Increasing piracy attacks in Nigeria, others expected to push insurance costs
Insurance costs are expected to be escalated following the spike in pirate attacks in West Africa’s Gulf of Guinea, especially off Nigerian coast.
Pirate attacks in the Gulf of Guinea, which cost the global economy between $740 million and $950 million in 2012, are expected to go up in 2013, a study released Tuesday by the International Maritime Bureau (IMB) and other partners has shown.
The Gulf of Guinea, which includes Nigeria, Ghana and Ivory Coast, is a major source of oil and cocoa and increasingly metals for world markets, but has become notorious for piratical attacks.
No fewer than 13 incidents of piracy attacks have been recorded off Nigerian coast this year, a growing trend pushing up maritime insurance costs in the region.
Nigeria accounted for 27 incidents in 2012, with four vessels hijacked, 13 vessels boarded, eight fired upon and two attempted attacks, the IMB global piracy report said.
In what is the latest attack off the coast of the country, pirates in speedboats attacked an oil supply vessel and kidnapped four Indian and Polish crew members in increasingly dangerous waters off Nigeria’s coast last week, two security sources said on Wednesday, according to Reuters.

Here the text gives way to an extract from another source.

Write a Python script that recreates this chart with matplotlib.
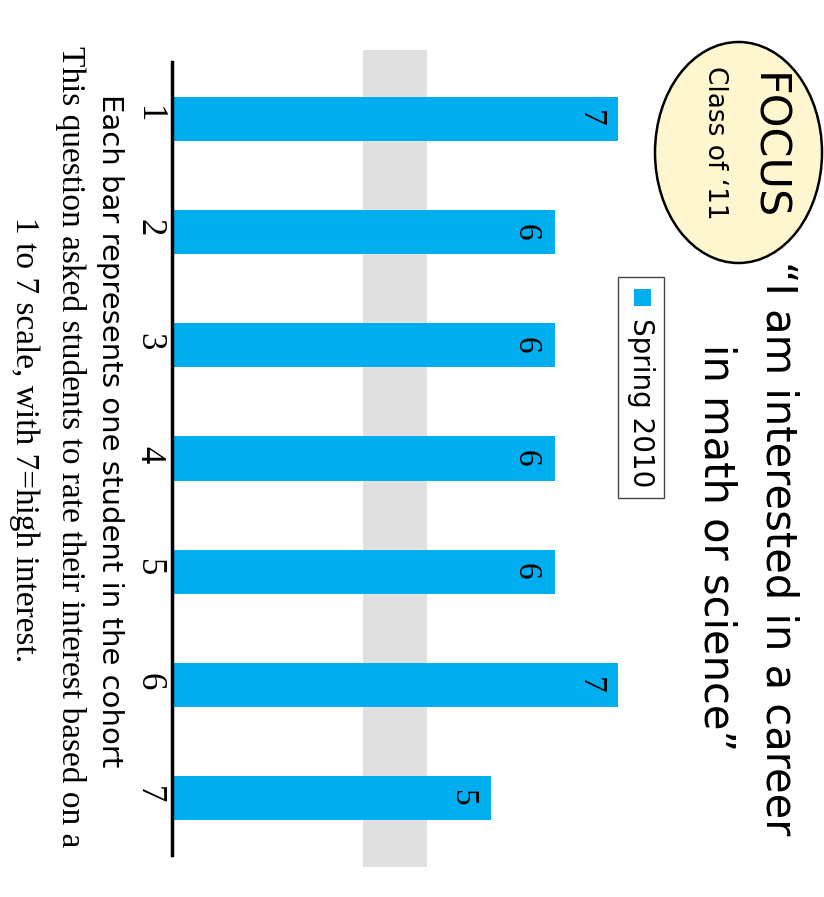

The gunmen launched their assault on the Singapore-flagged tugboat MDPL Continental One around 30 nautical miles from land on June 13, the security sources said.
The vessel was ransacked and four crew were taken hostage off the coast of the oil-producing Niger Delta, one of the sources told Reuters.
The research showed that the total cost of insurance for the region stood at between $423 million and $437 million in 2012.
Pirate attacks off West Africa’s mineral-rich Gulf of Guinea have almost doubled from last year and threaten to jeopardise the shipping of commodities from the region. They have already jacked up insurance costs, says Reuters.
Kaija Hurlburt of advocacy group Oceans Beyond Piracy (OBP), which co-authored the report, was quoted by Reuters as saying that the type of vessels attacked had become more diverse. “The impact on the commercial trade sector is a problem,” she said.
A separate study by OBP earlier this year estimated the cost of Somali piracy fell 12.5 percent in 2012 to $5.7 billion-$6.1 billion, helped by vigorous navy action, the deployment of private armed security guards and defensive measures on ships.
Data from IMB, another of the latest study’s authors, showed attacks in the Gulf of Guinea for the year to date reached 67 incidents, versus 34 in the same period last year. These included five attacks off Togo, versus five in the same period last year.